At Wednesday’s Festival of Marketing, the CMA explored the issue during a session on shareable content: how to make your content travel further.

I was joined on the stage by Kim Townend, formerly of Gov.UK, and Bob Fear from Virgin to discuss the recipe for share-worthy content.

It turns out we agreed that there is one role you must have on staff to give your brand the best chance: a community manager.

A great community manager needs to be your platform expert, your audience research specialist, the definitive voice for your brand and the litmus test for any social concepts or creative you want to launch.

Will an idea work? Will it flop? Your community manager, constantly monitoring the conversations around your living brand, can help you

But since we’re talking about sharing, there were a few other points made during the session that are worth repeating.

The public sector view

Kim Townend kicked off the session. As the former head of social media for Gov.UK, she found that functional, practical, informative pieces got people sharing.

Their most-shared piece of content to date, an elegant visual reminder to set your clocks, is a perfect example.

Amazingly, they’ve found that colour plays a role in how much extra organic reach a post can pick up. Blue and green content gets shared significantly more than other colours, regardless of audience demographic. 

The big brand view

Bob Fear, head of content and social at Virgin Pure, takes a very journalistic view of how content can be successful. During Virgin’s first forays into content, they created whatever they wanted.

They’d post about the bands they liked, the gigs or events they wanted to go to.

Today, Virgin has a team of data analysts that work to create insights around their audiences, their needs and behaviours. Virgin journalists and content creators are much more focussed and targeted.

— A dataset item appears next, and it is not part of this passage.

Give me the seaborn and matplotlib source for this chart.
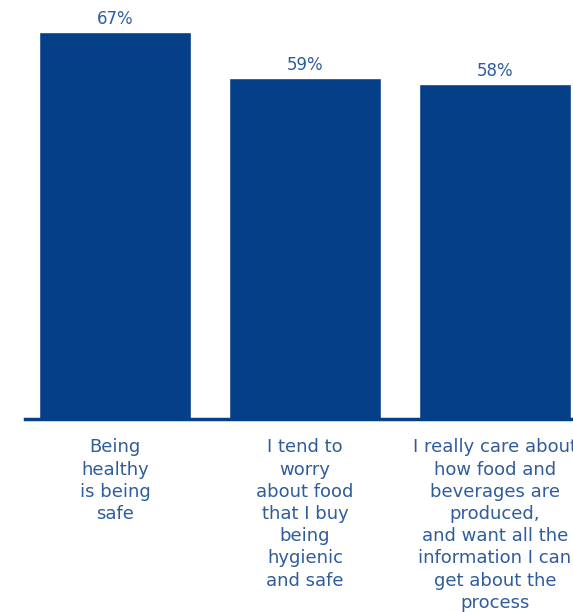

Their content strategy is clearly defined: the result of careful listening to their customers and fans. 

The content marketing view

We break it down into six tenets. 

  1. Put people first – their passions and problems. What role can your brand play?
  2. Milk all insights – develop social intelligence and a strong audience understanding.
  3. Be purposeful – define principles, key audiences and objectives for each platform.
  4. Be nice, make friends – it’ll help you create warmth to your brand and increase reach.
  5. Implement social ways of working – planning is needed, but being agile a must.
  6. Build the right team – a great community manager to listen and great editors and journalists to interpret the insights. 

The truth is that audiences share content for a number of reasons: those reasons will vary from brand to brand, from demographic to demographic. Which makes it all sound more complex than it is.

Because the real insight, the most valuable learning you can apply, is to listen to the conversation.